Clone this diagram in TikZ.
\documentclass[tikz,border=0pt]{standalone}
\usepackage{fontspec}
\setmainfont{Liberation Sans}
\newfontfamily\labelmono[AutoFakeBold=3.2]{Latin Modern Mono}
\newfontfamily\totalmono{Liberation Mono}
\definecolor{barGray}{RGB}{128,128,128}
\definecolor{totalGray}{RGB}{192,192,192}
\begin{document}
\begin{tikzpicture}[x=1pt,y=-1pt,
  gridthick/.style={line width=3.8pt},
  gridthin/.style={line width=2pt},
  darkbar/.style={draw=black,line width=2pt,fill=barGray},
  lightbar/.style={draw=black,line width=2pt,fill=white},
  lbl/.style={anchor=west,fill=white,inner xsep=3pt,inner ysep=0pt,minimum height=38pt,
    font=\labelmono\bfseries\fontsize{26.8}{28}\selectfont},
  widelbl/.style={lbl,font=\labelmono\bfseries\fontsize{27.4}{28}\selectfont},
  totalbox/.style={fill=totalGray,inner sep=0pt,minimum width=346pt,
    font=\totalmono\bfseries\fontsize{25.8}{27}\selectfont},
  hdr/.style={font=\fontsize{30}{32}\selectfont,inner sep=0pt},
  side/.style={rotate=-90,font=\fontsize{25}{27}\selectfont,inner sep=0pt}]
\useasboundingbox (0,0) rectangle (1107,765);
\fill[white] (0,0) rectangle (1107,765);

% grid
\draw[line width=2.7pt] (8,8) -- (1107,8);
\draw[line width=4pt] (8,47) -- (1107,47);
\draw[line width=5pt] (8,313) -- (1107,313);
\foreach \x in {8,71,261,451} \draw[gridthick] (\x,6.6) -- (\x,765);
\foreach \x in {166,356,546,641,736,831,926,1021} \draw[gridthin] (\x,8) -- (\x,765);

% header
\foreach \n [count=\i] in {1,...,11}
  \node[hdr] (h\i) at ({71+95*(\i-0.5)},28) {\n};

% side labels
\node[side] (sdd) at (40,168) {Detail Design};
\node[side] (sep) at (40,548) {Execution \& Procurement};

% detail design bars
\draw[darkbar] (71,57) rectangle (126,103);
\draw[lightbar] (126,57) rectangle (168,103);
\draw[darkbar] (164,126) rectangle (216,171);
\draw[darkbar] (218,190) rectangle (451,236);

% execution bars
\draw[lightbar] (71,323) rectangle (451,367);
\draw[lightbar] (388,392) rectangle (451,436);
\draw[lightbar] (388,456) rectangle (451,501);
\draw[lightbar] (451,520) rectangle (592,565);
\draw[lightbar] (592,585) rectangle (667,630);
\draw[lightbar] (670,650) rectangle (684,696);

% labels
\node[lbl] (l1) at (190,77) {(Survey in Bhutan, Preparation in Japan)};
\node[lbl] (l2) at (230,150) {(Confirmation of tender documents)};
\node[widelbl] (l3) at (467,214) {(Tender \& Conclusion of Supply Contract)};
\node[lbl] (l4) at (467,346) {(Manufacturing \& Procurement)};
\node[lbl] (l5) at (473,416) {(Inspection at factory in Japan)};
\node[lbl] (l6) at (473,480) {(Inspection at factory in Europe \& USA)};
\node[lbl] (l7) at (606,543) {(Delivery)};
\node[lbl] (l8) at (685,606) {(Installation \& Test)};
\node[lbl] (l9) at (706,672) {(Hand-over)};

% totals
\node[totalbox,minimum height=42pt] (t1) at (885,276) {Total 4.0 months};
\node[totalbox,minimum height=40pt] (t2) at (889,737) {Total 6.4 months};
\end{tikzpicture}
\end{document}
···
What is expected: Print all the data exactly.

Solution to this exercise:
Clone this diagram in TikZ.
\documentclass[tikz,border=0pt]{standalone}
\usepackage{fontspec}
\setmainfont{Liberation Sans}
\newfontfamily\labelmono[AutoFakeBold=3.2]{Latin Modern Mono}
\newfontfamily\totalmono{Liberation Mono}
\definecolor{barGray}{RGB}{128,128,128}
\definecolor{totalGray}{RGB}{192,192,192}
\begin{document}
\begin{tikzpicture}[x=1pt,y=-1pt,
  gridthick/.style={line width=3.8pt},
  gridthin/.style={line width=2pt},
  darkbar/.style={draw=black,line width=2pt,fill=barGray},
  lightbar/.style={draw=black,line width=2pt,fill=white},
  lbl/.style={anchor=west,fill=white,inner xsep=3pt,inner ysep=0pt,minimum height=38pt,
    font=\labelmono\bfseries\fontsize{26.8}{28}\selectfont},
  widelbl/.style={lbl,font=\labelmono\bfseries\fontsize{27.4}{28}\selectfont},
  totalbox/.style={fill=totalGray,inner sep=0pt,minimum width=346pt,
    font=\totalmono\bfseries\fontsize{25.8}{27}\selectfont},
  hdr/.style={font=\fontsize{30}{32}\selectfont,inner sep=0pt},
  side/.style={rotate=-90,font=\fontsize{25}{27}\selectfont,inner sep=0pt}]
\useasboundingbox (0,0) rectangle (1107,765);
\fill[white] (0,0) rectangle (1107,765);

% grid
\draw[line width=2.7pt] (8,8) -- (1107,8);
\draw[line width=4pt] (8,47) -- (1107,47);
\draw[line width=5pt] (8,313) -- (1107,313);
\foreach \x in {8,71,261,451} \draw[gridthick] (\x,6.6) -- (\x,765);
\foreach \x in {166,356,546,641,736,831,926,1021} \draw[gridthin] (\x,8) -- (\x,765);

% header
\foreach \n [count=\i] in {1,...,11}
  \node[hdr] (h\i) at ({71+95*(\i-0.5)},28) {\n};

% side labels
\node[side] (sdd) at (40,168) {Detail Design};
\node[side] (sep) at (40,548) {Execution \& Procurement};

% detail design bars
\draw[darkbar] (71,57) rectangle (126,103);
\draw[lightbar] (126,57) rectangle (168,103);
\draw[darkbar] (164,126) rectangle (216,171);
\draw[darkbar] (218,190) rectangle (451,236);

% execution bars
\draw[lightbar] (71,323) rectangle (451,367);
\draw[lightbar] (388,392) rectangle (451,436);
\draw[lightbar] (388,456) rectangle (451,501);
\draw[lightbar] (451,520) rectangle (592,565);
\draw[lightbar] (592,585) rectangle (667,630);
\draw[lightbar] (670,650) rectangle (684,696);

% labels
\node[lbl] (l1) at (190,77) {(Survey in Bhutan, Preparation in Japan)};
\node[lbl] (l2) at (230,150) {(Confirmation of tender documents)};
\node[widelbl] (l3) at (467,214) {(Tender \& Conclusion of Supply Contract)};
\node[lbl] (l4) at (467,346) {(Manufacturing \& Procurement)};
\node[lbl] (l5) at (473,416) {(Inspection at factory in Japan)};
\node[lbl] (l6) at (473,480) {(Inspection at factory in Europe \& USA)};
\node[lbl] (l7) at (606,543) {(Delivery)};
\node[lbl] (l8) at (685,606) {(Installation \& Test)};
\node[lbl] (l9) at (706,672) {(Hand-over)};

% totals
\node[totalbox,minimum height=42pt] (t1) at (885,276) {Total 4.0 months};
\node[totalbox,minimum height=40pt] (t2) at (889,737) {Total 6.4 months};
\end{tikzpicture}
\end{document}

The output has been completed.